I am jealous. Do you ever get jealous? And no matter how hard I try not to be, it just creeps up on me like the boogey man and "BOO", it's right there. Before I know it I am looking around and wishing I had this or was that. I hate it. Why can't I just be content with what I already have, and make the best of what I don't like?
It's my demon I suppose, this thing that plagues me, but I can tell you this much about it: It's a thief. It steals your joy. It takes your eyes off of the precious and valuable that God has given you, and makes you wish you had the other person's _________________. You fill in the blank. It could be anything. I'll tell you what it is for me, as hard as this is. Home. My home. Someone else's beautiful home. Someone else's decorative touch, or newly painted room, or freshly carpeted floor.
There are so many things I have found myself being jealous of, and tonight, I did it again. I looked around thinking, "Oh, that's so pretty, I wish MY __________ was that pretty. Oh and I love this _____________, I so wish I had something like that." (Ugh-will she never learn?)
I've often heard this cliche, "The first step to recovery is admitting you have a problem." Well, people, I am admitting that I have a problem. I am a jealousaholic. Is there a cure?

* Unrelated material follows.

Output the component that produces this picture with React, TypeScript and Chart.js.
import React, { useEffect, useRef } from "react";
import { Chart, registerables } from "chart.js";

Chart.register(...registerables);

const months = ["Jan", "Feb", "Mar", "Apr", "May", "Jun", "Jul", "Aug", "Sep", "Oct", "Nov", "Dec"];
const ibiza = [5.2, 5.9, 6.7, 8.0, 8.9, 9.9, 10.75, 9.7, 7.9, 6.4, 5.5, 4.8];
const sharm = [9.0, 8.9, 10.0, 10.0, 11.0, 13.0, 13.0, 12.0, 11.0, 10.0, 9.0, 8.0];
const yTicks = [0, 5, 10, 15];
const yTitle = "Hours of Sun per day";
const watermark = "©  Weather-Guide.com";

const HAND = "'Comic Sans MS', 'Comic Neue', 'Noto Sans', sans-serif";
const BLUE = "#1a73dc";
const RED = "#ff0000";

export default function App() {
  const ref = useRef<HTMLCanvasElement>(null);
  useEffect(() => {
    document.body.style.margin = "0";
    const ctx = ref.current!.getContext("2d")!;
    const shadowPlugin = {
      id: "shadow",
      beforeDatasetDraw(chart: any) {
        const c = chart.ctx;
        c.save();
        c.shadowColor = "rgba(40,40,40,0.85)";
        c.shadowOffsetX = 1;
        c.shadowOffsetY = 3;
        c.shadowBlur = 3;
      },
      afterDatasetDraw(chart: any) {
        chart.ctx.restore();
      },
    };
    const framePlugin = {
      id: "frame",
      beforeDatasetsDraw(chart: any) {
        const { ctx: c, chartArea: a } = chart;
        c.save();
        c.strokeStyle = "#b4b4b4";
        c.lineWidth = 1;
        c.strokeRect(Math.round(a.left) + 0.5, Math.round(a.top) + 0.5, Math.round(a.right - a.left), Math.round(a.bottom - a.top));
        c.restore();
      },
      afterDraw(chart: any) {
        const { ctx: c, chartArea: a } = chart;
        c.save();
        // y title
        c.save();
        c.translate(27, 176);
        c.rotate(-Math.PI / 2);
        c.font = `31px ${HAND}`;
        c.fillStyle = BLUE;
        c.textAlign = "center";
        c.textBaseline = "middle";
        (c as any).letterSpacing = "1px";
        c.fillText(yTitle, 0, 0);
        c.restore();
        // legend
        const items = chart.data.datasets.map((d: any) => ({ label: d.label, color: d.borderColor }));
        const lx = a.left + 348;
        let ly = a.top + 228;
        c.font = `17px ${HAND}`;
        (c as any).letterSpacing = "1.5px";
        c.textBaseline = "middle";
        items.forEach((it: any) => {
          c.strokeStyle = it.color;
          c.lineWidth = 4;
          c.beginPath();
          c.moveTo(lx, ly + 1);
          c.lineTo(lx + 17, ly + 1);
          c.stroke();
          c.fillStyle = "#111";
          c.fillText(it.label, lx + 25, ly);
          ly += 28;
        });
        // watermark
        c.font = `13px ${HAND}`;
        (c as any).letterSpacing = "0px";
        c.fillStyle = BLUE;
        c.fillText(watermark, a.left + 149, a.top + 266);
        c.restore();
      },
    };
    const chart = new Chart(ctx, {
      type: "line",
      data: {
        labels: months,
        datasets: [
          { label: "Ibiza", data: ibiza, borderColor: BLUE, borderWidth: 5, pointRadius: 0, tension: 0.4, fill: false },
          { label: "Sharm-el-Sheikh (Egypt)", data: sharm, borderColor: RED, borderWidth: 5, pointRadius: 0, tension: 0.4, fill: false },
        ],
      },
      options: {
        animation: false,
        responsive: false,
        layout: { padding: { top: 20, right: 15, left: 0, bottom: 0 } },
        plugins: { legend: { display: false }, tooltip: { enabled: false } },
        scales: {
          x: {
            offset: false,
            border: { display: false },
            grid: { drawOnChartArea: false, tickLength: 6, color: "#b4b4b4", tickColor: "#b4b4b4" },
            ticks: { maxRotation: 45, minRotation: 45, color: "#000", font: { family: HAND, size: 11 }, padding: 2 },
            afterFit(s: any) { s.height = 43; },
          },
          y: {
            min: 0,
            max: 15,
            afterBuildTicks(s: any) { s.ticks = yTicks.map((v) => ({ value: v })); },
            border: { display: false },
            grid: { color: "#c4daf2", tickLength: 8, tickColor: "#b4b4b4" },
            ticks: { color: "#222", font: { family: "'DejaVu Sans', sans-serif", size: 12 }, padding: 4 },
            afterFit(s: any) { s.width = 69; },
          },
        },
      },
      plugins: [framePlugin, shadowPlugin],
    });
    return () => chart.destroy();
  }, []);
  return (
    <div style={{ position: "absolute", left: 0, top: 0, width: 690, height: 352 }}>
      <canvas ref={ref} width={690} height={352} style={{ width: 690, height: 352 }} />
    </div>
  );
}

I just want to have joy. I want to take joy in what's mine, since taking joy in what's YOURS just sounds ridiculous. I want to make the best of what I have with little or no money-that can be hard I suppose. I want to be thankful for what I have even if it's not as nice as yours.

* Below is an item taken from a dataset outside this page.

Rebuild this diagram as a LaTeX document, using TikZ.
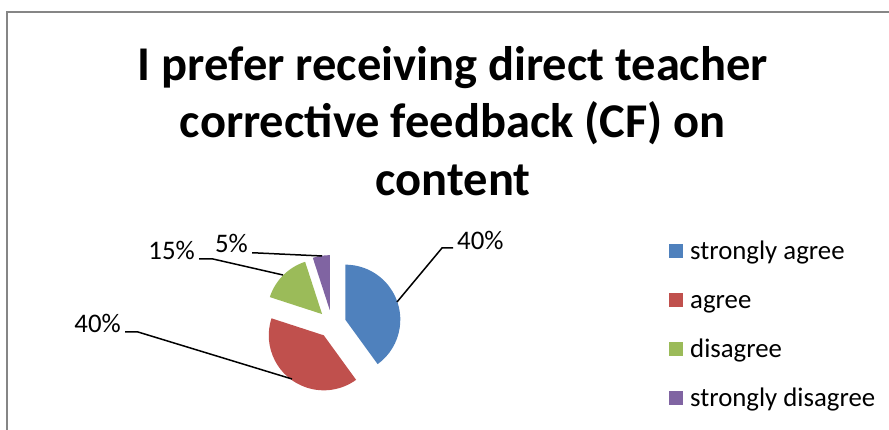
\documentclass[tikz,border=0pt]{standalone}
\usepackage{fontspec}
\setmainfont{Carlito}
\definecolor{bluecolor}{RGB}{79,129,189}
\definecolor{redcolor}{RGB}{192,80,77}
\definecolor{greencolor}{RGB}{155,187,89}
\definecolor{purplecolor}{RGB}{128,100,162}
\definecolor{framecolor}{RGB}{134,134,134}

\begin{document}
\begin{tikzpicture}[x=1pt, y=1pt,
    leader/.style={line width=1.5pt},
    pctlabel/.style={font=\fontsize{26.8}{32}\selectfont, inner sep=4pt},
    legbox/.style={minimum size=14pt, inner sep=0pt}]
    \useasboundingbox (0,0) rectangle (889,430);

    % Chart frame (cut off at the right and bottom)
    \draw[framecolor, line width=2pt] (7,0) -- (7,417.5) -- (890,417.5);

    % Title
    \node[font=\bfseries\fontsize{48.5}{57.5}\selectfont, align=center, anchor=north, inner sep=0pt] (title) at (453,384)
        {I prefer receiving direct teacher\\corrective feedback (CF) on\\content};

    % Exploded pie slices
    \foreach \from/\to/\col in {-54/90/bluecolor, -198/-54/redcolor, 108/162/greencolor, 90/108/purplecolor}
        \fill[\col, shift={({(\from+\to)/2}:14)}] (332,106) -- ++(\from:55) arc (\from:\to:55) -- cycle;

    % Where the leader lines touch the slices, and their bends
    \coordinate (ptA) at (397,128);
    \coordinate (elbowA) at (442,182);
    \coordinate (ptB) at (292,51);
    \coordinate (elbowB) at (138,98);
    \coordinate (ptC) at (283,155);
    \coordinate (elbowC) at (213,171);
    \coordinate (ptD) at (322,174);
    \coordinate (elbowD) at (258,177);

    % Percentage labels
    \node[pctlabel, anchor=base west] (lblA) at (453,180) {40\%};
    \node[pctlabel, anchor=base east] (lblB) at (125,97) {40\%};
    \node[pctlabel, anchor=base east] (lblC) at (199,170) {15\%};
    \node[pctlabel, anchor=base east] (lblD) at (252,177) {5\%};

    % Leader lines
    \foreach \s/\side in {A/west, B/east, C/east, D/east}
        \draw[leader] (pt\s) -- (elbow\s) -- (lbl\s.\side |- elbow\s);

    % Legend
    \foreach \lab/\col [count=\i] in {strongly agree/bluecolor, agree/redcolor, disagree/greencolor, strongly disagree/purplecolor} {
        \node[legbox, fill=\col] (leg\i) at (676,{179-49*(\i-1)}) {};
        \node[pctlabel, anchor=base west, inner sep=2pt] (legtxt\i) at (688,{170-49*(\i-1)}) {\lab};
    }
\end{tikzpicture}
\end{document}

I feel like singing, "WE SHALL OVERCOME!" Shall we?? Oh, I certainly hope so-because its a miserable world that jealousy lives in and I DON'T want to live there!!!! Join me in the fight against jealousy today. Say NO to jealousy! No, no, no no...is it working yet...no, no,no...keep shouting...no, no, no...Oh this is silly.
God, could you, would you, make me content? Whatever it takes...I hate saying that...but I do not want to be jealous of others. It's a painful, absurd way to live life. Wait, am I really living MY life if I am jealous? Nope, uh-uh, not a chance. I am just fantasizing about what if...well, you can go there but I have been there tonight and I don't want to go back.
I love my scratched up linoleum kitchen floor, and my once white, now gray carpet, my front porch that slants forward, and my leaky basement, because this is where I live. It's where the muddy little feet run, and the dirty little hands play. It's where we eat our meals around the dining room table, and read books every night. It could be marble floors, new plush carpeting, big open sunroom, and fully finished non-leaky basement. But without the little feet and hands-does it really matter all that much?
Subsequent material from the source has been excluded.